Hall One, Kings Place
Le nozze di Figaro, KV 492: Overture
‘Non più. Tutto ascoltai… Non temer, amato bene,’ KV 490
Symphony no.27 in G major, KV 199
Adagio and Fugue in C minor, KV 546
‘Bella mia fiamma, addio… Resta, o cara,’ KV 528
Symphony no.31 in D major, KV 297/300a, ‘Paris’
Rosemary Joshua (soprano)
Thomas Gould (violin)
Nicholas Collon (conductor)
Let me get my one real disappointment out of the way: Nicholas Collon opened this latest instalment in Kings Place’s ‘Mozart Unwrapped’ season with a breathless, hard-driven Figaro overture. It was very well played indeed by the Aurora Orchestra, even if the kettledrums boomed a little loudly in the Hall One acoustic. Yet in this, the overture to that most human of all comedies, it sounded as though the sole purpose was to despatch Mozart’s notes (too many?) as quickly as possible, the composer’s smiling replaced with an extended grimace.
Thereafter, however, Collon relaxed, and his uniformly excellent band of young musicians truly came into their own. Rosemary Joshua joined them for two items. The first was an insertion aria for Idomeneo, ‘Non più. Tutto ascoltai… Non temer, amato bene’. From the opening of Mozart’s rich recitativo accompagnato, the orchestra pulsated with Gluckian drama. Wonderfully ripe woodwind distinguished themselves. There was, moreover, fine flexibility on display from orchestra and soloist. Leader Thomas Gould, who had distinguished himself in an earlier concert as concerto soloist, provided silvery violin obbligato. Joshua stood quite beyond reproach in terms of clarity of line, diction, and delivery of coloratura. It was a little odd, during the recitative, to hear her assume the roles of both Ilia and Idamante, but that was not her fault. ‘Bella mia fiamma, addio! … Resta, o cara,’ is a bona fide concert aria. If anything, it proved even finer. Flexibility was once again commendable, as was the genuine pathos Joshua brought to the vocal part. Mozart’s chromaticisms here are as erotic and as threatening of tonal disintegration as anything in Tristan und Isolde; however, they held no fear for our soloist. The final climax was impressively and expressively despatched.

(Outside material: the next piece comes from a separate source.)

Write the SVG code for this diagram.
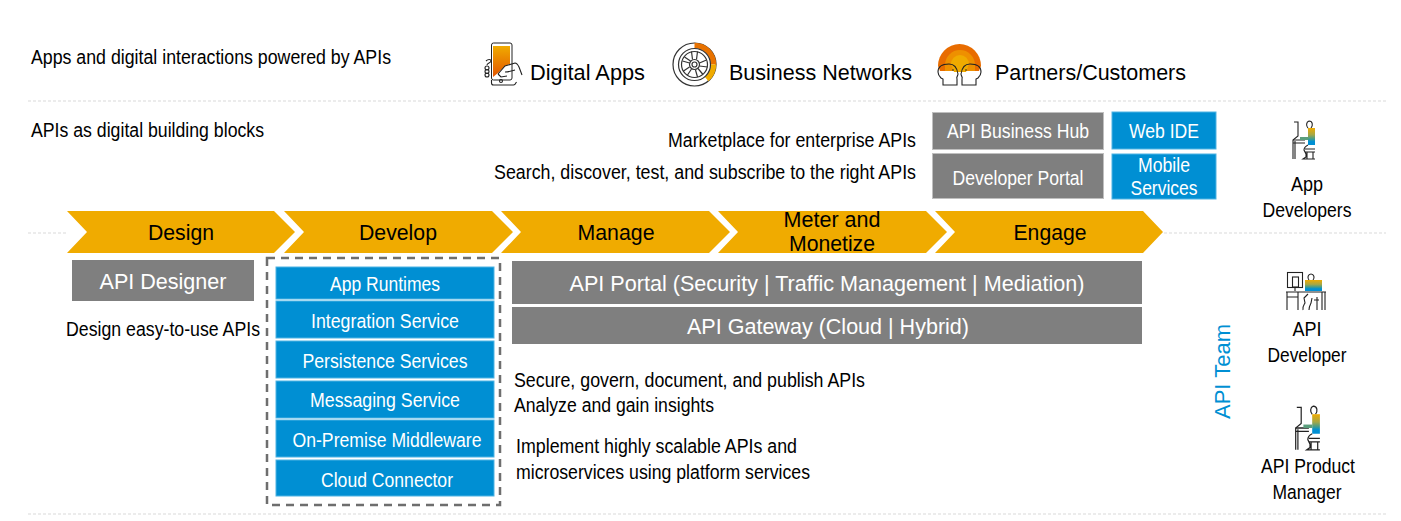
<svg xmlns="http://www.w3.org/2000/svg" width="1401" height="521" viewBox="0 0 1401 521">
<style>
text{font-family:"Liberation Sans",Arial,sans-serif;fill:#000}
.m{text-anchor:middle}
.w{fill:#fff;text-anchor:middle}
.t18{font-size:19.500px}
.t20{font-size:20.500px}
.t22{font-size:22.500px}
.gry{fill:#7f7f7f}
.blu{fill:#008fd3;stroke:#4fb3e3;stroke-width:1}
.chev{fill:#f0ab00}
.sep{stroke:#d9d9d9;stroke-width:1;stroke-dasharray:3 2;fill:none}
.ln{fill:none;stroke:#222;stroke-width:1.1}
.ln2{fill:none;stroke:#333;stroke-width:1.2}
</style>
<defs>
<linearGradient id="bar" x1="0" y1="0" x2="0" y2="1"><stop offset="0" stop-color="#f0ab00"/><stop offset=".4" stop-color="#a5a746"/><stop offset=".65" stop-color="#3f9c8f"/><stop offset=".8" stop-color="#008fd3"/><stop offset="1" stop-color="#008fd3"/></linearGradient>
<linearGradient id="ph" x1="0" y1="0" x2="0" y2="1"><stop offset="0" stop-color="#f0ab00"/><stop offset="1" stop-color="#e35500"/></linearGradient>
<g id="person">
<path class="ln" d="M8 2h4v14l-5 4v19M9 21v18"/>
<path class="ln" d="M7 20h12M7 23h12"/>
<path class="ln" d="M22 8c-2-2-2-6 1-7 4 0 4 5 2 7"/>
<rect x="22" y="8" width="7" height="17" fill="url(#bar)"/>
<rect x="14" y="17" width="8" height="3" fill="#5b9e7d"/>
<path class="ln" d="M22 25c-2 1-4 3-4 5l2 4v3l-3 2h6M19 29h10M19 32h10M21 32v7M27 32v7M20 39h9"/>
</g>
</defs>

<g id="separators">
<path class="sep" d="M28 101H1386M28 233H66M1164 233H1386M28 514H1386"/>
</g>

<g id="connectors"></g>

<g id="row-labels" transform="translate(0 0.700)">
<text class="t18" x="31" y="63" textLength="360" lengthAdjust="spacingAndGlyphs">Apps and digital interactions powered by APIs</text>
<text class="t18" x="31" y="136" textLength="233" lengthAdjust="spacingAndGlyphs">APIs as digital building blocks</text>
<text class="t18" x="668" y="146" textLength="248" lengthAdjust="spacingAndGlyphs">Marketplace for enterprise APIs</text>
<text class="t18" x="494" y="178" textLength="422" lengthAdjust="spacingAndGlyphs">Search, discover, test, and subscribe to the right APIs</text>
<text class="t18" x="66" y="335" textLength="194" lengthAdjust="spacingAndGlyphs">Design easy-to-use APIs</text>
<text class="t18" x="514" y="386" textLength="351" lengthAdjust="spacingAndGlyphs">Secure, govern, document, and publish APIs</text>
<text class="t18" x="514" y="411" textLength="200" lengthAdjust="spacingAndGlyphs">Analyze and gain insights</text>
<text class="t18" x="516" y="452" textLength="281" lengthAdjust="spacingAndGlyphs">Implement highly scalable APIs and</text>
<text class="t18" x="516" y="478" textLength="294" lengthAdjust="spacingAndGlyphs">microservices using platform services</text>
</g>

<g id="digital-apps">
<rect x="491.500" y="43" width="20.500" height="37" rx="2" fill="#fff" stroke="#222" stroke-width="1"/>
<path d="M493 46H510V64L505 66 498 73 493 77Z" fill="url(#ph)"/>
<path class="ln" d="M498 74l7-8 10-3c2 0 3 2 4 4l3 8M505 72c3 0 7-1 10-2M491.500 80v3c0 2 1 2 2 2h20c1 0 2-1 3-3M498 74l3 3 6-1"/>
<circle class="ln" cx="501" cy="81" r="1.500"/>
<path class="ln" d="M486 61c2-2 5-2 5 0s-4 2-4 4M485 68a2 2 0 1 0 4 0a2 2 0 1 0-4 0M485 71.500a2 2 0 1 0 4 0a2 2 0 1 0-4 0M485 75a2 2 0 1 0 4 0a2 2 0 1 0-4 0"/>
<text class="t22" x="530" y="80" textLength="115" lengthAdjust="spacingAndGlyphs">Digital Apps</text>
</g>

<g id="business-networks" >
<g transform="translate(6.500 0)">
<circle class="ln2" cx="688" cy="64.500" r="21.500"/>
<path d="M688 45.500A19 19 0 0 1 707 64.500" fill="none" stroke="#e87200" stroke-width="5.500"/>
<path d="M707 64.500A19 19 0 0 1 700.200 79.100" fill="none" stroke="#f0ab00" stroke-width="5.500"/>
<circle class="ln2" cx="688" cy="64.500" r="16"/>
<circle class="ln2" cx="688" cy="64.500" r="13"/>
<circle class="ln2" cx="688" cy="64.500" r="2.500"/>
<circle class="ln2" cx="688" cy="64.500" r="5"/>
<path class="ln2" d="M686 59.500l-1-8M690 59.500l1-8M693 63l7-3M693 66l8 1M691.500 68.500l5 6M689 70l2 7M685 69l-4 6M683 67l-6 4M683 63l-7-2M684 61l-6-4"/>
</g>
<text class="t22" x="729" y="80" textLength="183" lengthAdjust="spacingAndGlyphs">Business Networks</text>
</g>

<g id="partners">
<path d="M938 66a21.500 22 0 0 1 43 0l-2 5h-39z" fill="#e86c00"/>
<path d="M945 65a15 15 0 0 1 30 0v6h-30z" fill="#ee9000"/>
<path d="M951 64a9 9 0 0 1 18 0l-3 8h-12z" fill="#f0ab00"/>
<path class="ln" d="M957 85v-6c-1-2 1-3 1-5-1-7-4-10-9-10-6 0-11 2-11 8 0 3 1 4 3 6l2 1v6h11z" fill="#fff"/>
<path class="ln" d="M962 85v-6c1-2-1-3-1-5 1-7 4-10 9-10 6 0 11 2 11 8 0 3-1 4-3 6l-2 1v6h-11z" fill="#fff"/>
<circle cx="953" cy="70" r=".8" fill="#222"/><circle cx="966" cy="70" r=".8" fill="#222"/>
<text class="t22" x="995" y="80" textLength="191" lengthAdjust="spacingAndGlyphs">Partners/Customers</text>
</g>

<g id="api-business-hub"><rect class="gry" x="932.500" y="112.500" width="171" height="37" stroke="#bfbfbf"/><text class="w t20" x="1018" y="138" textLength="142" lengthAdjust="spacingAndGlyphs">API Business Hub</text></g>
<g id="developer-portal"><rect class="gry" x="932.500" y="153.500" width="171" height="45" stroke="#bfbfbf"/><text class="w t20" x="1018" y="185" textLength="131" lengthAdjust="spacingAndGlyphs">Developer Portal</text></g>
<g id="web-ide"><rect class="blu" x="1112" y="112" width="104" height="37"/><text class="w t20" x="1164" y="138" textLength="70" lengthAdjust="spacingAndGlyphs">Web IDE</text></g>
<g id="mobile-services"><rect class="blu" x="1112" y="154" width="104" height="45"/><text class="w t20" x="1164" y="172" textLength="52" lengthAdjust="spacingAndGlyphs">Mobile</text><text class="w t20" x="1164" y="195" textLength="67" lengthAdjust="spacingAndGlyphs">Services</text></g>

<g id="design"><path class="chev" d="M67 211H274L295 232L274 253H67L87 232Z"/><text class="m t22" x="181" y="240" textLength="66" lengthAdjust="spacingAndGlyphs">Design</text></g>
<g id="develop"><path class="chev" d="M284 211H492L513 232L492 253H284L304 232Z"/><text class="m t22" x="398" y="240" textLength="78" lengthAdjust="spacingAndGlyphs">Develop</text></g>
<g id="manage"><path class="chev" d="M501 211H709L730 232L709 253H501L521 232Z"/><text class="m t22" x="616" y="240" textLength="77" lengthAdjust="spacingAndGlyphs">Manage</text></g>
<g id="meter"><path class="chev" d="M718 211H926L947 232L926 253H718L738 232Z"/><text class="m t22" x="832" y="227" textLength="97" lengthAdjust="spacingAndGlyphs">Meter and</text><text class="m t22" x="832" y="251" textLength="86" lengthAdjust="spacingAndGlyphs">Monetize</text></g>
<g id="engage"><path class="chev" d="M935 211H1143L1163 232L1143 253H935L955 232Z"/><text class="m t22" x="1050" y="240" textLength="73" lengthAdjust="spacingAndGlyphs">Engage</text></g>

<g id="api-designer"><rect class="gry" x="72" y="260" width="182" height="41"/><text class="w t22" x="163" y="289" textLength="127" lengthAdjust="spacingAndGlyphs">API Designer</text></g>

<g id="develop-group"><rect x="267" y="258" width="233" height="247" fill="none" stroke="#6e6e6e" stroke-width="2.500" stroke-dasharray="8 6"/></g>
<g id="app-runtimes"><rect class="blu" x="276" y="267" width="218" height="32"/><text class="w t20" x="385" y="291" textLength="110" lengthAdjust="spacingAndGlyphs">App Runtimes</text></g>
<g id="integration-service"><rect class="blu" x="276" y="301" width="218" height="37"/><text class="w t20" x="385" y="328" textLength="148" lengthAdjust="spacingAndGlyphs">Integration Service</text></g>
<g id="persistence-services"><rect class="blu" x="276" y="341" width="218" height="37"/><text class="w t20" x="385" y="368" textLength="165" lengthAdjust="spacingAndGlyphs">Persistence Services</text></g>
<g id="messaging-service"><rect class="blu" x="276" y="381" width="218" height="37"/><text class="w t20" x="385" y="407" textLength="150" lengthAdjust="spacingAndGlyphs">Messaging Service</text></g>
<g id="on-premise"><rect class="blu" x="276" y="420" width="218" height="37"/><text class="w t20" x="387" y="447" textLength="189" lengthAdjust="spacingAndGlyphs">On-Premise Middleware</text></g>
<g id="cloud-connector"><rect class="blu" x="276" y="460" width="218" height="36"/><text class="w t20" x="387" y="487" textLength="132" lengthAdjust="spacingAndGlyphs">Cloud Connector</text></g>

<g id="api-portal"><rect class="gry" x="512" y="261" width="630" height="43"/><text class="w t22" x="827" y="291" textLength="515" lengthAdjust="spacingAndGlyphs">API Portal (Security | Traffic Management | Mediation)</text></g>
<g id="api-gateway"><rect class="gry" x="512" y="307" width="630" height="37"/><text class="w t22" x="828" y="334" textLength="282" lengthAdjust="spacingAndGlyphs">API Gateway (Cloud | Hybrid)</text></g>

<g id="api-team"><text font-size="22" style="fill:#008fd3" transform="translate(1230 419) rotate(-90)" textLength="95" lengthAdjust="spacingAndGlyphs">API Team</text></g>

<g id="app-developers"><use href="#person" x="1286" y="120"/><text class="m t20" x="1307" y="191" textLength="32" lengthAdjust="spacingAndGlyphs">App</text><text class="m t20" x="1307" y="217" textLength="89" lengthAdjust="spacingAndGlyphs">Developers</text></g>
<g id="api-developer">
<rect class="ln" x="1287.500" y="272.500" width="15" height="15"/><rect class="ln" x="1292.500" y="277" width="6" height="10"/><path class="ln" d="M1295 288v3"/>
<path class="ln" d="M1309 280c-2-2-1-6 2-6 3 0 4 4 2 6"/>
<rect x="1305" y="280" width="17" height="11" fill="url(#bar)"/>
<path class="ln" d="M1286 292h40M1287 292v18M1298 292v18M1287 297h11M1322 292v18M1325 292v18M1303 310c-1-3 1-5 2-7l-1-5 4-4M1309 310c0-3 1-5 2-7l1-5M1317 297v13M1314 300h5"/>
<text class="m t20" x="1307" y="336" textLength="29" lengthAdjust="spacingAndGlyphs">API</text><text class="m t20" x="1307" y="362" textLength="79" lengthAdjust="spacingAndGlyphs">Developer</text></g>
<g id="api-product-manager"><use href="#person" transform="translate(1288 405) scale(1.100 1.150)"/><text class="m t20" x="1308" y="473" textLength="94" lengthAdjust="spacingAndGlyphs">API Product</text><text class="m t20" x="1307" y="499" textLength="69" lengthAdjust="spacingAndGlyphs">Manager</text></g>
</svg>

Surrounding that aria in the concert’s second half were the great C minor Adagio and Fugue for strings, and the Paris Symphony. The former’s Adagio was given a rhetorical account, in which rests were truly made to tell. It is not the only way to perform the music, and I could not help hankering a little after the majesty of Karajan (especially in Vienna); nevertheless, the strings dug deep in a performance that sounded closer to chamber than orchestral music. The fugue had more than a hint of Beethoven’s Grosse Fuge, not least in the threat of disjuncture: nothing comfortable here. The Paris Symphony was, of course, written for a much bigger orchestra than the Aurora, something about which the ‘authenticists’ tend to remain silent, but there is no need to be fundamentalist: in a small hall, a small orchestra can work well. The first movement benefited from not being rushed; again, it was somewhat rhetorical in tone, but never irritatingly so. There were several instances of illuminating musical detail, not least the development’s clarinet imitation of the celebrated opening coup d’archet. The slow movement – Mozart’s original, as is usually performed – was pleasant, if not always probing. And one could forgive the driven nature of the finale, for it was despatched in style. This is, after all, Mozart showing off to the Parisians, and revelling in the skill of the great orchestra of the Concert Spirituel. As ever, the players of the Aurora Orchestra delivered with verve.
For me, however, the earlier performance of the G major symphony, no.27, was finer. During the opening movement, great care was taken with varieties of articulation, without descending into fussiness. Mozart, one sensed, as in the later Paris Symphony, was relishing the delights of the orchestra, albeit a smaller band. Minor mode vehemence was present in the development without the grotesque exaggeration that disfigures so many ‘period’ accounts. Above all, there was that truly Mozartian joy that had been remarkable by its absence in the Figaro overture. The second repeat was taken: unnecessary perhaps, but one could understand why the players might have wanted to give us the music again. Andantino grazioso was not an inappropriate marking for what we heard in the slow movement: it was certainly graceful, and if the walk was a little on the brisk side, it never turned into a canter. Rhythms were nicely sprung, and the quiet passages truly made one listen. The fugal opening of the finale is a rare case of Mozartian awkwardness: it seems unmotivated, though the later fugal treatment works much better, even seeming prophetic of mature masterpieces. It was brilliantly performed, the violins in particular truly scintillating. Quite properly, the opera house never sounded distant.